Все эти системы подвизались на поприще религии и рекрутировали большую часть своих сторонников из протестантов. Поэтому в своей основе они являются протестантскими сектами. Своими атаками на авторитет Римской церкви протестантизм в значительной мере разрушил веру в Церковь как необходимое орудие божественного спасения. Вся тяжесть авторитета была возложена, таким образом, на индивида, а вместе с тем и невиданная ранее религиозная ответственность. Отсутствие исповеди и отпущения грехов обострило моральный конфликт, отяготило индивидадроблемами, которые ранее за него решала церковь. В самом деле, таинства, в особенности церковная месса, гарантировали индивиду спасение посредством священного ритуала, имеющего силу благодаря священнослужителям. Единственное, что требовалось от индивида, — это исповедь, покаяние, епитимья. Теперь же, с распадом ритуала, осуществлявшего за индивида всю эту работу, он стал вынужден обходиться без божественного отклика на свои поступки и мысли. Вот этой-то неудовлетворенностью индивида и объясняется спрос на системы, которые обещали бы хоть какой-то ответ, явную или хотя бы поданную знаком благосклонность к нему иной силы (высшей, духовной или божественной).
Европейская наука не уделяла ни малейшего внимания этим надеждам и чаяниям. Она жила своей интеллектуальной жизнью, которая не касалась религиозных нужд и убеждений. Этот исторически неизбежный раскол западного сознания также оказал влияние на йогу, стоило только ей закрепиться на западной почве. С одной стороны, она сделалась объектом научного исследования, с другой — ее приветствовали как путь спасения. Что касается самого религиозного движения, то его история знает немало попыток соединить науку с верой и практикой религии, например, в “Христианской науке”3, теософии и антропософии. Последняя особенно любит придавать себе научную видимость, а потому, как и “Христианская наука”, она легко проникает в круги интеллектуалов.
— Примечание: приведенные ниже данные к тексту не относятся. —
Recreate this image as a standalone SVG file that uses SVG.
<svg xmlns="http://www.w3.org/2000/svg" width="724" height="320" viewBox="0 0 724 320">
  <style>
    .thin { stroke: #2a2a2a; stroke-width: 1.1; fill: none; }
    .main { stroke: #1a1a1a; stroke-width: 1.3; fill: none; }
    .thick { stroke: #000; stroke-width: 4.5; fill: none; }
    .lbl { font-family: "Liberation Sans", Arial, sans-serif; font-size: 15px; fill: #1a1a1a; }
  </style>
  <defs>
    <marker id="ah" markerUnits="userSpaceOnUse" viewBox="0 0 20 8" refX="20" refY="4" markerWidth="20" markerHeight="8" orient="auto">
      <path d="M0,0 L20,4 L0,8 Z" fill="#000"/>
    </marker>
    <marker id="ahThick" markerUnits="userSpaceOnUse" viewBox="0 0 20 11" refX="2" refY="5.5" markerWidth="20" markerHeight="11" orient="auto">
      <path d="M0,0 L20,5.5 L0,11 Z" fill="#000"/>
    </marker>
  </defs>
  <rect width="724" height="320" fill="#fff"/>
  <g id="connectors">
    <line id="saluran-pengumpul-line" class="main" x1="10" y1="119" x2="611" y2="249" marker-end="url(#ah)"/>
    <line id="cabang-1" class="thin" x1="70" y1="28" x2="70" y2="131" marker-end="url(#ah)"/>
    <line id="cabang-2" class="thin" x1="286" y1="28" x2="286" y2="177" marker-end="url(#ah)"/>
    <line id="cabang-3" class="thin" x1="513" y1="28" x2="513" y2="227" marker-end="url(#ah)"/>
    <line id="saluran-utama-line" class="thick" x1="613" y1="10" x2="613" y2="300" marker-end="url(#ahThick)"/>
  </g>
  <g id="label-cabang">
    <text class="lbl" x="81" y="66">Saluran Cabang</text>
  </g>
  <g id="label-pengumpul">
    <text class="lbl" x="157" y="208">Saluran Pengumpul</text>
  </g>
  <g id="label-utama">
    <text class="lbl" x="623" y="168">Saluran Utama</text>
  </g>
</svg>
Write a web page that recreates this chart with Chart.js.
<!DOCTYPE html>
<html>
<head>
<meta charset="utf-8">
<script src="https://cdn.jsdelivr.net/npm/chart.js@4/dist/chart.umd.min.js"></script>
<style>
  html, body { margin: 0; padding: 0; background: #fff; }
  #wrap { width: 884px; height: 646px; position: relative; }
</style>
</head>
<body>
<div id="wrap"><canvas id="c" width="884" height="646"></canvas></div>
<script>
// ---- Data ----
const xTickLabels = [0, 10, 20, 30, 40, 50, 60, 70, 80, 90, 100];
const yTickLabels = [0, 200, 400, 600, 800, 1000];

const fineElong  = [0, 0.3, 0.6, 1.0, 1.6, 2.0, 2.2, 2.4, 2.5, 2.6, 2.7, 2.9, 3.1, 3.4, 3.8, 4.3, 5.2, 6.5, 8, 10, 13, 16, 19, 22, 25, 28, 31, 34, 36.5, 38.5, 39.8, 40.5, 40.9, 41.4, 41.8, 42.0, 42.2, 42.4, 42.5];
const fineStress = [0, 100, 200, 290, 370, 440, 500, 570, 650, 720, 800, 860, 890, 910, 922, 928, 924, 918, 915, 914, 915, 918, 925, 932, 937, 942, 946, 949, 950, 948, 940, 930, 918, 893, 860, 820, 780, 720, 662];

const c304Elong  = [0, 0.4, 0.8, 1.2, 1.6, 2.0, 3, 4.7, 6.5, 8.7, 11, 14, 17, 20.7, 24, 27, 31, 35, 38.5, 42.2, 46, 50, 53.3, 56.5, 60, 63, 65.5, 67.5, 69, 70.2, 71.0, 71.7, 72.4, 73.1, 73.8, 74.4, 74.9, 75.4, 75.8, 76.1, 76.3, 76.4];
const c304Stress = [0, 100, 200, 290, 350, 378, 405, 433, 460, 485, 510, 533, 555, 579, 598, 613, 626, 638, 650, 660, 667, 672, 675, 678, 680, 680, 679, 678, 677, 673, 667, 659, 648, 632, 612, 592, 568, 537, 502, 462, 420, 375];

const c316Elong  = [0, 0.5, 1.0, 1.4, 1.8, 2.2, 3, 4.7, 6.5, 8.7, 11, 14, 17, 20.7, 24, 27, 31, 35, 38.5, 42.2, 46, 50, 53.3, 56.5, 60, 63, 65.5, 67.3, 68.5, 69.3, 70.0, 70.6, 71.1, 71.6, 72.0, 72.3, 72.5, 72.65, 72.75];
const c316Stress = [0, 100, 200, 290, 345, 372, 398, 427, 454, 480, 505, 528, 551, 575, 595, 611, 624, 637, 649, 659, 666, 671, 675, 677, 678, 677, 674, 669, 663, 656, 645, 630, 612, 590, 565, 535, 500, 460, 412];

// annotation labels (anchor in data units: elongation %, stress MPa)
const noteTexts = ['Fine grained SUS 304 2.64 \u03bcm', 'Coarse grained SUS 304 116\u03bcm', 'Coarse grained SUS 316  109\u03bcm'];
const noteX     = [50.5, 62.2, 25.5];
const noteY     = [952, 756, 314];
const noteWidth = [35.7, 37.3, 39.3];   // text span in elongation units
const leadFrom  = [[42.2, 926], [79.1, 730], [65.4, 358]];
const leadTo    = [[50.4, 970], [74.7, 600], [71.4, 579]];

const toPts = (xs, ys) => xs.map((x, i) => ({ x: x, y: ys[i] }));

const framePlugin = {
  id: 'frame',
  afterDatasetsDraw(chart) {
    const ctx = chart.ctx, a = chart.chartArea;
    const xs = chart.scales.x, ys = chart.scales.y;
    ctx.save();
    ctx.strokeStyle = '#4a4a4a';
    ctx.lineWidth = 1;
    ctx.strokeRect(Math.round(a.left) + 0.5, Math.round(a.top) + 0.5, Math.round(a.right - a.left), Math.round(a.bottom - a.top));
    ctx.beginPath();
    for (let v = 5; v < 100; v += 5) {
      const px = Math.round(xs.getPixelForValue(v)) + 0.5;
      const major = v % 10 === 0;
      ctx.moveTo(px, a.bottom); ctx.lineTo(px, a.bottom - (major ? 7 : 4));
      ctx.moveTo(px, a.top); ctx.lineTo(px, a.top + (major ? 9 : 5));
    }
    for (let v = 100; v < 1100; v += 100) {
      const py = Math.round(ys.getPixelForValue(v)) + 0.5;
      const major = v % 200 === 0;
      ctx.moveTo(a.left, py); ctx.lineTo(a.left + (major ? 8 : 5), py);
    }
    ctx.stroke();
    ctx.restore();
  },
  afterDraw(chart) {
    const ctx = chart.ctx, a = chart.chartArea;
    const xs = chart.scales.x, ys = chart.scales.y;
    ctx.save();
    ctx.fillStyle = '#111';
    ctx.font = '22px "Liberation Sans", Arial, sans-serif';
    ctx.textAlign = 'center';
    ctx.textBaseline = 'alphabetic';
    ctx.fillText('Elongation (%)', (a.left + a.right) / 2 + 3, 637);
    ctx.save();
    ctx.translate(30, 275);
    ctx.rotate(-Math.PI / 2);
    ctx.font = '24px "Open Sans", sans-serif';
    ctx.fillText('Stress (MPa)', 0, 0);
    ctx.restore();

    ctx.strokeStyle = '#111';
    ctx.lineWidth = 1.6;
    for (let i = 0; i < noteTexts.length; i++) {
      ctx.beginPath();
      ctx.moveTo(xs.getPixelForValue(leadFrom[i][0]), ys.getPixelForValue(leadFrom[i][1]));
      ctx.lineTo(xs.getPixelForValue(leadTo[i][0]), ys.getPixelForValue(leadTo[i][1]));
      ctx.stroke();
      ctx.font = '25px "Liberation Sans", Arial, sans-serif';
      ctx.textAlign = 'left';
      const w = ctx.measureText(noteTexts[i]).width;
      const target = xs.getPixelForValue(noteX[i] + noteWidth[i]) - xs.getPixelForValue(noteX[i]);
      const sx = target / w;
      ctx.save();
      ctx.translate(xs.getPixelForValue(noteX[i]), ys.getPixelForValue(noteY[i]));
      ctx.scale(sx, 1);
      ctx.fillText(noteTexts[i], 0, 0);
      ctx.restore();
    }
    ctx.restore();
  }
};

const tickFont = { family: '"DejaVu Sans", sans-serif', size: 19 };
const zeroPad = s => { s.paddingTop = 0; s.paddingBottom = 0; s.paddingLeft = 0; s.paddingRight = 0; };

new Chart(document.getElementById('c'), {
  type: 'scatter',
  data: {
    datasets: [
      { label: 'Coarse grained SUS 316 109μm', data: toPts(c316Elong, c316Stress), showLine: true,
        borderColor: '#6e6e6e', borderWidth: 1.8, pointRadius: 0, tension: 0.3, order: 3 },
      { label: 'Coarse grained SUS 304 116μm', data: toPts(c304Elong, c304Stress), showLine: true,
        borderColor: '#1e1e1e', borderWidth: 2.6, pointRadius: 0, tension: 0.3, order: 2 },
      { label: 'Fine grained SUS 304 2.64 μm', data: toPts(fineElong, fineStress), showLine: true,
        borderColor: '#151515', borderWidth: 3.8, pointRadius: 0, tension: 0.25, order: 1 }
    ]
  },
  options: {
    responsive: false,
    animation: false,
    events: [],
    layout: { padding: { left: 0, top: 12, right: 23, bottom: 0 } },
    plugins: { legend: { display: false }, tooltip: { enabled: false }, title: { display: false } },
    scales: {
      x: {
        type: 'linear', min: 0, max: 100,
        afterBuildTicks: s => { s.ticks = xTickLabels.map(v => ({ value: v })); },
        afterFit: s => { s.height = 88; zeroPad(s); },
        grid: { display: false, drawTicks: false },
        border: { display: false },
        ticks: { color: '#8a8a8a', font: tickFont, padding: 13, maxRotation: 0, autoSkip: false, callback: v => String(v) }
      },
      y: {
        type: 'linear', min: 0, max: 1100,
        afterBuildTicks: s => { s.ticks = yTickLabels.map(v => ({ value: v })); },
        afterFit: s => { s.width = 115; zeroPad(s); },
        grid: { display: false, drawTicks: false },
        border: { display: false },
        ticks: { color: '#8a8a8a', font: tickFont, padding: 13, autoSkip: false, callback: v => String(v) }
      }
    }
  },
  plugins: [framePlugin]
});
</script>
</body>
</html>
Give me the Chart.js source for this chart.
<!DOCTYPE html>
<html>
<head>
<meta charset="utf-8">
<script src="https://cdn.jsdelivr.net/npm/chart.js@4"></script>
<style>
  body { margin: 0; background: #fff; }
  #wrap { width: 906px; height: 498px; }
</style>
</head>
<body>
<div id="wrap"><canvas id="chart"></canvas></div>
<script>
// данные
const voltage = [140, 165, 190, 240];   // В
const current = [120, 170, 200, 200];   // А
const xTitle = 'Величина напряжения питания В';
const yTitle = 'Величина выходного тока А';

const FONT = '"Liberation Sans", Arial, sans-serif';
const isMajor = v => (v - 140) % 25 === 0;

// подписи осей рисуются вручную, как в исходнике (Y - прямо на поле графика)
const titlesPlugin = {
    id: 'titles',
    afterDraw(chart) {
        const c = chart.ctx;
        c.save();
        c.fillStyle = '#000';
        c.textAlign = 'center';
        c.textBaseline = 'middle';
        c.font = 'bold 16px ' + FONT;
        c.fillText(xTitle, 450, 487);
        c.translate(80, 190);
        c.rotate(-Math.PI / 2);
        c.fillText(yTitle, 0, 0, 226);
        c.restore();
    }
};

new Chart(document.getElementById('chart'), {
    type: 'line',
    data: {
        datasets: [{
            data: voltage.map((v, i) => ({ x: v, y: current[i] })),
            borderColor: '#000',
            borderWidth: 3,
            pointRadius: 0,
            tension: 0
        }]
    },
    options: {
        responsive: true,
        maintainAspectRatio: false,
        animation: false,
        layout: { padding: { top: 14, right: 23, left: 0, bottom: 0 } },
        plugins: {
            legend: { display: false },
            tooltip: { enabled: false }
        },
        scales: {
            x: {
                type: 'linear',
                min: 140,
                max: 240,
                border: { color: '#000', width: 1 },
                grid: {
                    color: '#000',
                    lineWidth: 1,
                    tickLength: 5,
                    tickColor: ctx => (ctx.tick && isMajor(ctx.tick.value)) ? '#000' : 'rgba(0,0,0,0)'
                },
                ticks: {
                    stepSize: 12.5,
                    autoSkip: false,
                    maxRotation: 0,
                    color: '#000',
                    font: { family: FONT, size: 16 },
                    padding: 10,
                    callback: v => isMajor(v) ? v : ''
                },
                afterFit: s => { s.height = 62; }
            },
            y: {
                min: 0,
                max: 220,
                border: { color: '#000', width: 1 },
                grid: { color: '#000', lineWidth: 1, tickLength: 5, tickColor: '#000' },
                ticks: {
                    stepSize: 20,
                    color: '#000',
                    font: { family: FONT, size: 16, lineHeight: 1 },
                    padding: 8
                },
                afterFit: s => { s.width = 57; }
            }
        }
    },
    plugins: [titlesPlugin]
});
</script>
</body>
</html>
Поскольку у протестанта нет заранее предопределенного пути, он готов приветствовать чуть ли не всякую систему, которая обещает успех. Он должен теперь делать сам то, что ранее исполняла, как посредник, церковь, — однако он не знает, как это делается. И если он всерьез испытывает нужду в религии, то вынужден предпринимать чрезвычайно большие усилия, чтобы обрести веру, — ведь протестантская доктрина ставит веру исключительно высоко. Однако вера — это ха-ризма, дар благодати, а не метод. Протестанты настолько лишены метода, что многие из них серьезно интересовались чисто католическими упражнениями Игнатия Лойолы. Но что бы протестант ни делал, более всего угнетает противоречие между религиозной доктриной и научной истиной. Конфликт веры и знания вышел далеко за пределы протестантизма, он затронул и католицизм. Этот конфликт обусловлен историческим расколом в европейском сознании. С точки зрения психологии, у этого конфликта не было бы никаких оснований, не будь столь неестественного принуждения верить и столь же неестественной веры в науку. Вполне можно вообразить себе такое состояние сознания, когда мы просто знаем, а вдобавок и верим в то, что кажется нам по тем или иным основаниям вероятным. Для конфликта между верой и знанием нет никакой почвы, обе стороны необходимы, ибо по отдельности нам недостаточно ни только знания, ни одной лишь веры.